Материалы западных районов Верхней Руси и прилегающих областей в целом не противоречат известиям летописи о русско-скандинавских отношениях IX–X вв.; однако они и не дают столь ярких и детальных свидетельств о развитии этих отношений, как данные археологии и письменных источников для Ладоги и Новгорода. Это не случайно — активность норманнов была направлена прежде всего на магистральные водные пути, а в IX в. — преимущественно к непосредственным источникам арабского серебра, на Волжский путь; лишь взаимодействие со славянами во всех основных восточноевропейских центрах балтийско-волжской торговли привело их к переориентации не только на Новгород, но и на другие, более южные русские центры.

Это обстоятельство отмечено и «Повестью временных лет», сообщившей о расширении первоначального «княжения» Рюрика именно в восточном и юго-восточном направлениях, от Белоозера — к Ростову и Мурому. В материалах памятников этого региона имеются подтверждения ранней активности скандинавов на землях формирующейся северо-восточной Руси, в IX в. тесно связанной с Верхней Русью. По мнению современного исследователя этого региона И.В.Дубова, основной поток славянской колонизации Волго-Окского междуречья шел в это время с Северо-Запада, и в потоке славянского (а также ассимилируемого финно-угорского) населения сюда проникали и отдельные группы варягов [70, с. 33–37]. Скандинавские находки известны у д.
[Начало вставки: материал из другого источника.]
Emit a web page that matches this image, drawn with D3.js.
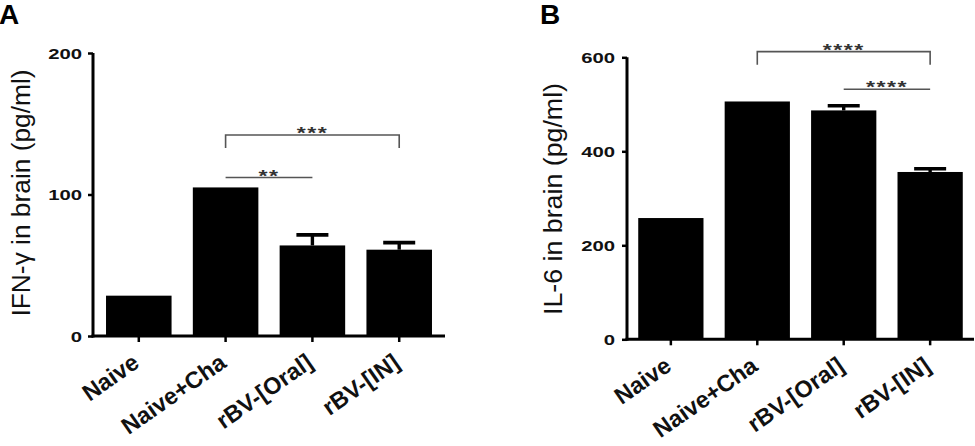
<!DOCTYPE html>
<html>
<head>
<meta charset="utf-8">
<script src="https://cdn.jsdelivr.net/npm/d3@7"></script>
<style>
  html, body { margin: 0; padding: 0; background: #fff; }
  svg { display: block; }
  text { font-family: "Liberation Sans", Arial, sans-serif; }
</style>
</head>
<body>
<svg id="chart" width="975" height="446"></svg>
<script>
// ---- data ----
const categories = ["Naive", "Naive+Cha", "rBV-[Oral]", "rBV-[IN]"];
const ifnMean = [28.5, 105, 64, 61];
const ifnErr  = [0, 0, 7.5, 5];
const il6Mean = [258, 506, 487, 356];
const il6Err  = [0, 0, 10, 7];
const ifnTicks = [0, 100, 200];
const il6Ticks = [0, 200, 400, 600];
const ifnComparisons = [
  { from: 1, to: 3, label: "***", y: 142, bracket: true },
  { from: 1, to: 2, label: "**",  y: 112, bracket: false }
];
const il6Comparisons = [
  { from: 1, to: 3, label: "****", y: 612, bracket: true },
  { from: 2, to: 3, label: "****", y: 532, bracket: false }
];

const svg = d3.select("#chart");
const SX = 1.45; // horizontal stretch of tick digits / stars in the original figure

function panel(cfg) {
  const g = svg.append("g");
  const x = d3.scaleBand().domain(categories)
    .range([cfg.x0, cfg.x1]).paddingInner(0.245).paddingOuter(cfg.po);
  const y = d3.scaleLinear().domain(cfg.domain).range([cfg.yBottom, cfg.yTop]);
  const cx = i => x(categories[i]) + x.bandwidth() / 2;

  // bars
  g.selectAll("rect.bar").data(cfg.mean).join("rect")
    .attr("class", "bar")
    .attr("x", (d, i) => x(categories[i]))
    .attr("width", x.bandwidth())
    .attr("y", d => y(d))
    .attr("height", d => y(0) - y(d))
    .attr("fill", "#000");

  // error bars (only where visible)
  const errData = cfg.mean.map((m, i) => ({ i, m, e: cfg.err[i] })).filter(d => d.e > 0);
  const eb = g.selectAll("g.err").data(errData).join("g").attr("class", "err");
  eb.append("line")
    .attr("x1", d => cx(d.i)).attr("x2", d => cx(d.i))
    .attr("y1", d => y(d.m)).attr("y2", d => y(d.m + d.e))
    .attr("stroke", "#000").attr("stroke-width", 3.4);
  eb.append("line")
    .attr("x1", d => cx(d.i) - 16).attr("x2", d => cx(d.i) + 16)
    .attr("y1", d => y(d.m + d.e)).attr("y2", d => y(d.m + d.e))
    .attr("stroke", "#000").attr("stroke-width", 3.6);

  // y axis
  const ya = g.append("g").attr("transform", `translate(${cfg.x0},0)`)
    .call(d3.axisLeft(y).tickValues(cfg.ticks).tickSize(5).tickSizeOuter(0).tickFormat(d3.format("d")));
  ya.select(".domain").attr("stroke-width", 3).attr("stroke", "#000")
    .attr("d", `M0,${cfg.yTop}V${cfg.yBottom + 1.5}`);
  ya.selectAll(".tick line").attr("stroke-width", 2.5).attr("stroke", "#000");
  ya.selectAll(".tick text")
    .attr("x", 0).attr("dy", "0.36em")
    .attr("transform", `translate(${-cfg.tickGap},0) scale(${SX},1)`)
    .attr("font-size", 14).attr("font-weight", "bold").attr("fill", "#111")
    .attr("font-family", '"Liberation Sans", Arial, sans-serif');

  // x axis
  const xa = g.append("g").attr("transform", `translate(0,${cfg.yBottom})`)
    .call(d3.axisBottom(x).tickSize(6).tickSizeOuter(0).tickFormat(""));
  xa.select(".domain").attr("stroke-width", 3).attr("stroke", "#000")
    .attr("d", `M${cfg.x0 - 1.5},0H${cfg.x1}`);
  xa.selectAll(".tick line").attr("stroke-width", 2.5).attr("stroke", "#000");

  // x labels (rotated)
  g.selectAll("text.xl").data(categories).join("text")
    .attr("class", "xl")
    .attr("transform", (d, i) => `translate(${cx(i) + 2},${cfg.yBottom + 30}) rotate(-35)`)
    .attr("text-anchor", "end")
    .attr("font-size", 23.5).attr("font-weight", "bold").attr("fill", "#111")
    .text(d => d);

  // y label
  g.append("text")
    .attr("transform", `translate(${cfg.ylx},${cfg.yly}) rotate(-90)`)
    .attr("text-anchor", "middle").attr("dy", "0.35em")
    .attr("font-size", 25).attr("fill", "#111")
    .attr("textLength", cfg.ylen).attr("lengthAdjust", "spacingAndGlyphs")
    .text(cfg.ylabel);

  // significance
  cfg.comps.forEach(c => {
    const xa1 = cx(c.from), xa2 = cx(c.to), yy = y(c.y);
    const path = c.bracket
      ? `M${xa1},${yy + 13}V${yy}H${xa2}V${yy + 13}`
      : `M${xa1},${yy}H${xa2}`;
    g.append("path").attr("d", path).attr("fill", "none")
      .attr("stroke", "#555").attr("stroke-width", 1.6);
    g.append("text")
      .attr("transform", `translate(${(xa1 + xa2) / 2},${yy + 4}) scale(${SX},1)`)
      .attr("text-anchor", "middle").attr("font-size", 16).attr("font-weight", "bold")
      .attr("fill", "#333").attr("letter-spacing", 1)
      .text(c.label);
  });

  // panel letter
  svg.append("text").attr("x", cfg.lx).attr("y", 24)
    .attr("font-size", 28).attr("font-weight", "bold").attr("fill", "#000")
    .text(cfg.letter);
}

panel({
  letter: "A", lx: -1,
  x0: 93, x1: 445, po: 0.15,
  yTop: 53, yBottom: 336, domain: [0, 200], ticks: ifnTicks,
  mean: ifnMean, err: ifnErr, comps: ifnComparisons,
  tickGap: 11, ylx: 21, yly: 193, ylen: 247, ylabel: "IFN-γ in brain (pg/ml)"
});
panel({
  letter: "B", lx: 540,
  x0: 627, x1: 974, po: 0.13,
  yTop: 57.3, yBottom: 339.3, domain: [0, 600], ticks: il6Ticks,
  mean: il6Mean, err: il6Err, comps: il6Comparisons,
  tickGap: 12, ylx: 553, yly: 199, ylen: 232, ylabel: "IL-6 in brain (pg/ml)"
});
</script>
</body>
</html>
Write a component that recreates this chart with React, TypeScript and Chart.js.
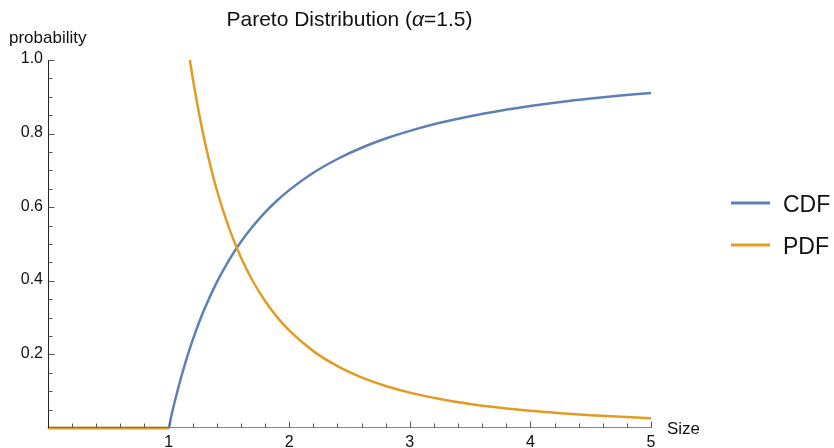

Городище в окрестностях летописного Белоозера [40, с. 131–137; 41, с. 186–187], на Сарском городище под Ростовом [120, с. 20], в погребениях владимирских курганов [190, с. 243]. Наиболее ранние и выразительные скандинавские комплексы сосредоточены в курганных могильниках Ярославского Поволжья, Тимеревском, Михайловском, Петровском, при которых располагались открытые поселения.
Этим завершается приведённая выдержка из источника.